SUPPLIED RECORDS>
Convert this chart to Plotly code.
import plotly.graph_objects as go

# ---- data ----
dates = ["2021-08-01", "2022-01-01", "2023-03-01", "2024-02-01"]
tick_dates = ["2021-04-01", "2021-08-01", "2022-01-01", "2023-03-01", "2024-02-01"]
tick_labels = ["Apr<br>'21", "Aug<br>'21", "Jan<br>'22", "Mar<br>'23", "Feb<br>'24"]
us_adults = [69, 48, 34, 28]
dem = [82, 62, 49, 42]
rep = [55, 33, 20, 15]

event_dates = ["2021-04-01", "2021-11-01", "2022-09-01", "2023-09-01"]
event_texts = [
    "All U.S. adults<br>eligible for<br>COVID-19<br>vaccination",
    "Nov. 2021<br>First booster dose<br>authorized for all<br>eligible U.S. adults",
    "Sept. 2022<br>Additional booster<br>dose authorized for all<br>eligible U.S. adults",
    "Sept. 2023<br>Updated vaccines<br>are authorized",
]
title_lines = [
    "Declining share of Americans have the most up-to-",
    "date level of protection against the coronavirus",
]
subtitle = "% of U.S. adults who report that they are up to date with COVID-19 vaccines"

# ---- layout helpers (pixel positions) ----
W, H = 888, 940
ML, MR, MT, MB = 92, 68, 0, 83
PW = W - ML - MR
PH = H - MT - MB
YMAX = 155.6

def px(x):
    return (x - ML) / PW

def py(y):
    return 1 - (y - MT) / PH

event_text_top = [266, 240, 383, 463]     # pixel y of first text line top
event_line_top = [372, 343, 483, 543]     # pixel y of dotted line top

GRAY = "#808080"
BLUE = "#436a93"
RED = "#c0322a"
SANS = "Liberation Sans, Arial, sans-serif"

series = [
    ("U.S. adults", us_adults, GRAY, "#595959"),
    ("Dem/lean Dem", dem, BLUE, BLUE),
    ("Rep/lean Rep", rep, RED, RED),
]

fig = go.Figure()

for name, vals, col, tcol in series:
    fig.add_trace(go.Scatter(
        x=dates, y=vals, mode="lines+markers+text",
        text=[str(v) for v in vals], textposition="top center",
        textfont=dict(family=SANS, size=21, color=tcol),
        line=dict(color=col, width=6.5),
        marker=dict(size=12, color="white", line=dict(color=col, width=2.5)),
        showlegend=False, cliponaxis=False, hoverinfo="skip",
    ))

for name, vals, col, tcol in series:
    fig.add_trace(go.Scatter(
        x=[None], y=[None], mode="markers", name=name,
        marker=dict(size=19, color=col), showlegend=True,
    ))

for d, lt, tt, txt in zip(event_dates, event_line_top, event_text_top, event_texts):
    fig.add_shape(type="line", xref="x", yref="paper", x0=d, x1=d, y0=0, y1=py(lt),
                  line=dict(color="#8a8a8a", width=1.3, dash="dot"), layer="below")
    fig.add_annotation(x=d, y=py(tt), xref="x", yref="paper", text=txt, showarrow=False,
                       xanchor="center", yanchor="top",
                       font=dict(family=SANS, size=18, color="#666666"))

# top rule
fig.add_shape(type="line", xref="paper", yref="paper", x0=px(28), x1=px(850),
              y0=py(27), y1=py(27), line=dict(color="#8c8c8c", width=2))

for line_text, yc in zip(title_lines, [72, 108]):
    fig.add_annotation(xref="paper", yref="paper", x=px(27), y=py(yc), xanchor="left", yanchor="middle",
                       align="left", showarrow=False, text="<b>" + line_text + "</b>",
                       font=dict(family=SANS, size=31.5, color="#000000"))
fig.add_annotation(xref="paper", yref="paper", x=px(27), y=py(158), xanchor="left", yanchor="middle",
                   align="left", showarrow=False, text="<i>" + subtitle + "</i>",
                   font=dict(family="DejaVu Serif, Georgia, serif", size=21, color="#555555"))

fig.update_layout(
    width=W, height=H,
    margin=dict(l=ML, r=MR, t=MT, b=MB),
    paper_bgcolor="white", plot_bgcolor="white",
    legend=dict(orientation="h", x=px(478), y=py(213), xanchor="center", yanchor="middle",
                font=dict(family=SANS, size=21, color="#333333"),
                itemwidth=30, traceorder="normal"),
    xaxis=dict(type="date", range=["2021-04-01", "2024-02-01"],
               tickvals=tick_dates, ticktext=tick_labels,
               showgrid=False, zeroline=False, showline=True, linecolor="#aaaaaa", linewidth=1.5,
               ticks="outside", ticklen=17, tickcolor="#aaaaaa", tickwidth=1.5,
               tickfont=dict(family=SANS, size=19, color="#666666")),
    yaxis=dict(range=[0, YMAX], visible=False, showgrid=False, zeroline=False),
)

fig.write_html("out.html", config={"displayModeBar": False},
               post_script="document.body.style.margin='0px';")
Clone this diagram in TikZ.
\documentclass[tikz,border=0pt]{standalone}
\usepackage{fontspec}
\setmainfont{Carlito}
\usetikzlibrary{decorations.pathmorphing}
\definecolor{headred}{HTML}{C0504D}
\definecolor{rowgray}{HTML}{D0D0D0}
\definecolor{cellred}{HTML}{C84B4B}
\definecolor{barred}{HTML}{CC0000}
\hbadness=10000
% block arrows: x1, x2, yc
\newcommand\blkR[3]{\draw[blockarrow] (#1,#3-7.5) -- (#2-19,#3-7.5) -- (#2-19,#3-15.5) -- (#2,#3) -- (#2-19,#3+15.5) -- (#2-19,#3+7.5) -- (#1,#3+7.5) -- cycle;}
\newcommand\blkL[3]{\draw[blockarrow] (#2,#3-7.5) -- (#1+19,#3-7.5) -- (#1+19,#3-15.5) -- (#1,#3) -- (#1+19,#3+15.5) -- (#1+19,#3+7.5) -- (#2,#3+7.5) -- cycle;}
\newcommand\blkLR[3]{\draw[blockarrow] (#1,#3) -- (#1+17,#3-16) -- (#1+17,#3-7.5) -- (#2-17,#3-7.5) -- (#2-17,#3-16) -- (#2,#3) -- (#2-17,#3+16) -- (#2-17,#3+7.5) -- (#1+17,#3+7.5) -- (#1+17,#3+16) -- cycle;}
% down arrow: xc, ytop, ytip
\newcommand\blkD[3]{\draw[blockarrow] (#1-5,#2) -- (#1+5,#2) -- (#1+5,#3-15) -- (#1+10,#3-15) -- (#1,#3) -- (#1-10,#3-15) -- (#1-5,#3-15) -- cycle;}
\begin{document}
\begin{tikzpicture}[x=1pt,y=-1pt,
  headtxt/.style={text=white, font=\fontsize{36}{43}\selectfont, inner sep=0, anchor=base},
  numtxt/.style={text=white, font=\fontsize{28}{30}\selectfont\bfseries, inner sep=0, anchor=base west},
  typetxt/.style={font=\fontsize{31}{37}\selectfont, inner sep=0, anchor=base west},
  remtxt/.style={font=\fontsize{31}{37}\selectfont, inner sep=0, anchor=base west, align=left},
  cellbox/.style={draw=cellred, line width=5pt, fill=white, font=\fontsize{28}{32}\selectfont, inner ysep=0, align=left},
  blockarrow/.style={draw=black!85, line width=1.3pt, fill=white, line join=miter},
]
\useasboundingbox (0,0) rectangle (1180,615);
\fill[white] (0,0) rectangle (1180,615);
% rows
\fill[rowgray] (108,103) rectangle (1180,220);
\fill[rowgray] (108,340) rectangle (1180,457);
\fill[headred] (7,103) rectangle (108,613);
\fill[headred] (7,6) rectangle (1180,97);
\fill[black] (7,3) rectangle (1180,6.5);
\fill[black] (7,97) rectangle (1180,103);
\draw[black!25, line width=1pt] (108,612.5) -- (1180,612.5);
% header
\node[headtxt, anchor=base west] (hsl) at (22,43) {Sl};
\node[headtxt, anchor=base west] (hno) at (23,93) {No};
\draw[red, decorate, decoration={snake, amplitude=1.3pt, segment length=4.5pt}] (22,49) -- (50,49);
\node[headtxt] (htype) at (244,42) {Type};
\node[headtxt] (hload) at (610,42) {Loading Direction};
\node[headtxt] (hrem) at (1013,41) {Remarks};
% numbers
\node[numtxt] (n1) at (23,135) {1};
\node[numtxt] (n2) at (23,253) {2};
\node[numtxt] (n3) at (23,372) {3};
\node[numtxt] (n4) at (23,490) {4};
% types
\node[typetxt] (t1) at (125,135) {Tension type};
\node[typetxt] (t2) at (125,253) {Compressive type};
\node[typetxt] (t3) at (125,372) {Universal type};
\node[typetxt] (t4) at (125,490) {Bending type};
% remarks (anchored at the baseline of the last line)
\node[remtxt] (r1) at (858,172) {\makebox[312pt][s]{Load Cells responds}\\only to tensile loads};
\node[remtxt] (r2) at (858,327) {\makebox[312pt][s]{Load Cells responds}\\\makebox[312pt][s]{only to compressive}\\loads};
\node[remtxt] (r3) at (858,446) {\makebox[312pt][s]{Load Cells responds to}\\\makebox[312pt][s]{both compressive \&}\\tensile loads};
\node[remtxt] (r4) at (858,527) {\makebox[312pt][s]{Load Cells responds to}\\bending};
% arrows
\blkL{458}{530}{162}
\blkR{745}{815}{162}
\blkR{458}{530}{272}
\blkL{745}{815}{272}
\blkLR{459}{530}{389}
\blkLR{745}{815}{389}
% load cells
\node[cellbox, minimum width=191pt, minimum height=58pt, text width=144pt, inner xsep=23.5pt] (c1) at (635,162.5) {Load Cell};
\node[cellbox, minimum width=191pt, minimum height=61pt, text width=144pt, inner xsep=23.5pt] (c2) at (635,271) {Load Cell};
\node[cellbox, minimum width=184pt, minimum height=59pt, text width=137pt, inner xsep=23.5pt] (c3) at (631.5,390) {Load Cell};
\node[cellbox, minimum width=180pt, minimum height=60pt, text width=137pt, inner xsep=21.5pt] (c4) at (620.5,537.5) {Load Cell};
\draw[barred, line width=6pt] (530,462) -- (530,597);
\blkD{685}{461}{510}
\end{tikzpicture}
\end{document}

OBJECTIVE> Return the opening line of the data and every line after it through the line containing "fig = go.Figure()", please, exactly as written and with nothing added.

PROBLEM SOLUTION>
Convert this chart to Plotly code.
import plotly.graph_objects as go

# ---- data ----
dates = ["2021-08-01", "2022-01-01", "2023-03-01", "2024-02-01"]
tick_dates = ["2021-04-01", "2021-08-01", "2022-01-01", "2023-03-01", "2024-02-01"]
tick_labels = ["Apr<br>'21", "Aug<br>'21", "Jan<br>'22", "Mar<br>'23", "Feb<br>'24"]
us_adults = [69, 48, 34, 28]
dem = [82, 62, 49, 42]
rep = [55, 33, 20, 15]

event_dates = ["2021-04-01", "2021-11-01", "2022-09-01", "2023-09-01"]
event_texts = [
    "All U.S. adults<br>eligible for<br>COVID-19<br>vaccination",
    "Nov. 2021<br>First booster dose<br>authorized for all<br>eligible U.S. adults",
    "Sept. 2022<br>Additional booster<br>dose authorized for all<br>eligible U.S. adults",
    "Sept. 2023<br>Updated vaccines<br>are authorized",
]
title_lines = [
    "Declining share of Americans have the most up-to-",
    "date level of protection against the coronavirus",
]
subtitle = "% of U.S. adults who report that they are up to date with COVID-19 vaccines"

# ---- layout helpers (pixel positions) ----
W, H = 888, 940
ML, MR, MT, MB = 92, 68, 0, 83
PW = W - ML - MR
PH = H - MT - MB
YMAX = 155.6

def px(x):
    return (x - ML) / PW

def py(y):
    return 1 - (y - MT) / PH

event_text_top = [266, 240, 383, 463]     # pixel y of first text line top
event_line_top = [372, 343, 483, 543]     # pixel y of dotted line top

GRAY = "#808080"
BLUE = "#436a93"
RED = "#c0322a"
SANS = "Liberation Sans, Arial, sans-serif"

series = [
    ("U.S. adults", us_adults, GRAY, "#595959"),
    ("Dem/lean Dem", dem, BLUE, BLUE),
    ("Rep/lean Rep", rep, RED, RED),
]

fig = go.Figure()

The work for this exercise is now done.